Harry and Wanda Johnson were watching the evening news when a story came on about the stock market. Their hearts sank as red numbers filled the screen showing a 3% loss in the stock market for the day.
"I know Dave keeps telling us that the ups and downs don’t matter. But they sure feel like they matter. With the country the way it is now, it just feels like things will get worse," Harry said.
"But Harry," Wanda interjected, "remember how Dave showed us that most time periods feel unprecedented but investing in stocks and bonds has never failed?"
Harry rushed to the internet and searched for stock market prognostications.
The first article popped up: "‘Dr. Doom’ Nouriel Roubini says a severe recession will cause stocks to drop 25%—and warns zombie companies are in danger."
Harry said to himself, this guy is an economics professor. This is terrible! And what in the heck is a zombie company?
The next article was titled: The world’s top stock strategist says an ‘earnings recession’ is coming for markets—and it could be similar to what happened during the 2008 financial crisis.

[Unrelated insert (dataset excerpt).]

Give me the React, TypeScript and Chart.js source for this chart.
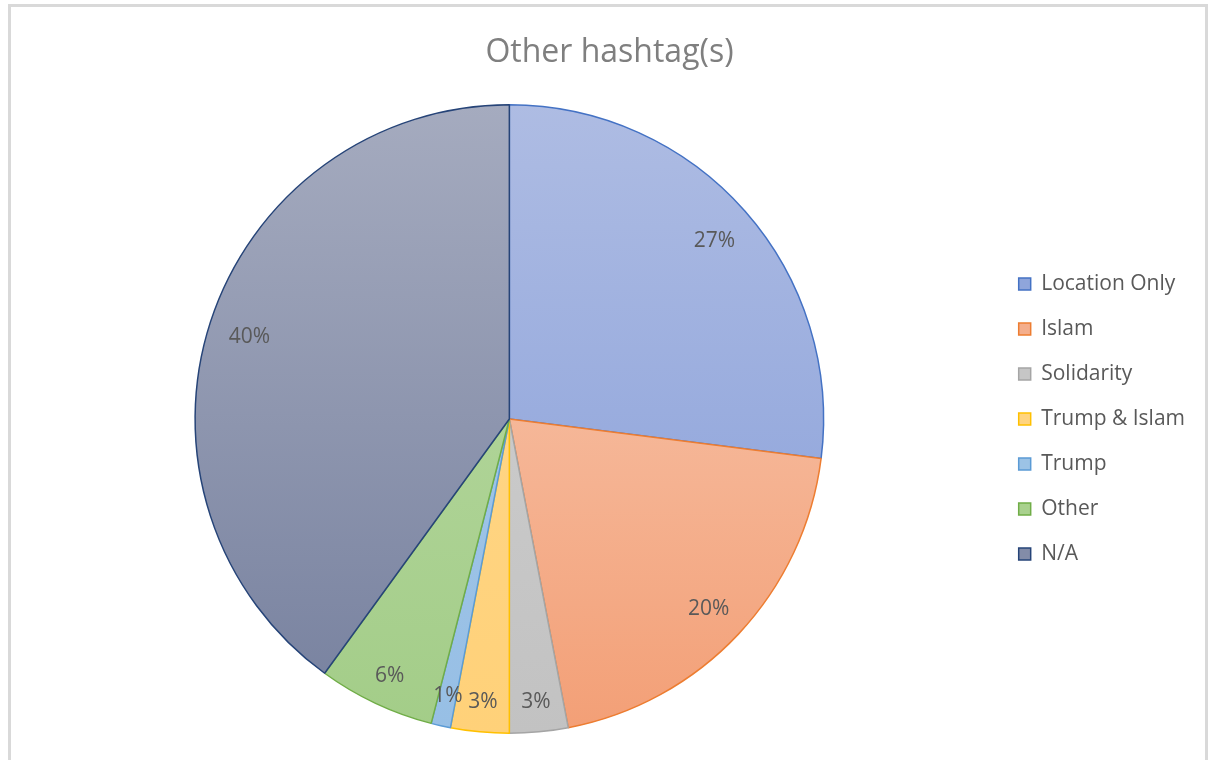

A top stock strategist said this? Oh no! Harry thought.
I’m calling Dave. It seems like the market drop is almost guaranteed, he thought.
"Harry," Dave said on the other side of the phone. "I am going to send you an email that might help you from derailing your long-term financial health."
Harry opened the email. It showed a list of predictions from the past.
Time Magazine, September 1974: "A Gallup poll published last month found that 46% of adults feared a depression similar to the classic one of the 1930s." Yeah, that never happened.
Business Week, August 1979: Cover story, "The Death of Equities." Here’s a sample from the article: "The old attitude of buying solid stocks as a cornerstone for one’s life savings and retirement has simply disappeared … The death of equities is a near-permanent condition." Just three years later, a roaring bull market that lasted twenty years got underway.
Forbes Magazine, July 1993: Cover story, "Bearish on America." Morgan Stanley’s Barton Biggs advised readers to sell domestic stocks, saying Bill Clinton’s policies were bad for the country. What actually happened: The S&P 500 index delivered a compound return of 18.5% over the next seven years.
Business Week, March 1998: "The year 2000 is a unique and unprecedented event .. the first economic disaster to arrive on schedule." Whatever happened to that Y2K disaster? It ended up being quite a yawn, didn’t it?
Fortune Magazine, September 1998: Cover story, "The Crash of ’98: Can The U.S. Economy Hold Up?" Fortune columnist Joseph Nocera wrote, "This time it is different. This time the market won’t be so quick to bounce back … Who can look at the world and not conclude that things have changed dramatically?" Um, not so much. Markets rocketed upward for the next three years.
Money Magazine, April 2004: "Apple's share of the worldwide personal-computer market has shrunk to 2 percent from 3.2 percent five years ago … It's unclear what Jobs can do or plans to do to turn around Apple's fortunes." Yeah, Steve Jobs’ return to Apple didn’t work out well at all, did it?
"Dow Could Crash to 3,000 in 2013" is the title of a piece from 2011. This outlandish prediction came from Harry Dent, CEO of economic research company HS Dent and the author of the ambiguously titled book "The Great Crash Ahead." Dent predicted in 2011 that the Dow would have a tough 2012 and eventually crash to 3,000 in 2013; the index has not been that low since the early 1990s. It’s hovering around 34,000 today.
Think Advisor, April 2022. Market Crash Has Begun; ‘Fireworks’ to Blow by June. Nope. No fireworks.
Dave’s Take: As I’m writing this I’m getting more and more frustrated. All these fund managers and economists and professors spouting out complete nonsense. They are coming from such a place of authority that it is hard to see through the smokescreen.
I have very well-educated clients who still fall for this stuff. Nobody can escape it.
I can’t say this more clearly. If anyone, and I mean anyone, predicts anything about the direction of the stock market they are guessing.
The whole concept is illogical. Let’s say that there is an expert out there that consistently predicts the direction of the markets. Guess what? Every person in the world would know this person’s name. People would be throwing billions of dollars at him, begging just to get on board with his all-knowing brain.
Why would there need to be investment managers at all? If one person has all the answers, the rest of the "experts" would no longer exist.
So if someone forwards you an email today about an imminent financial catastrophe send it to the junk folder.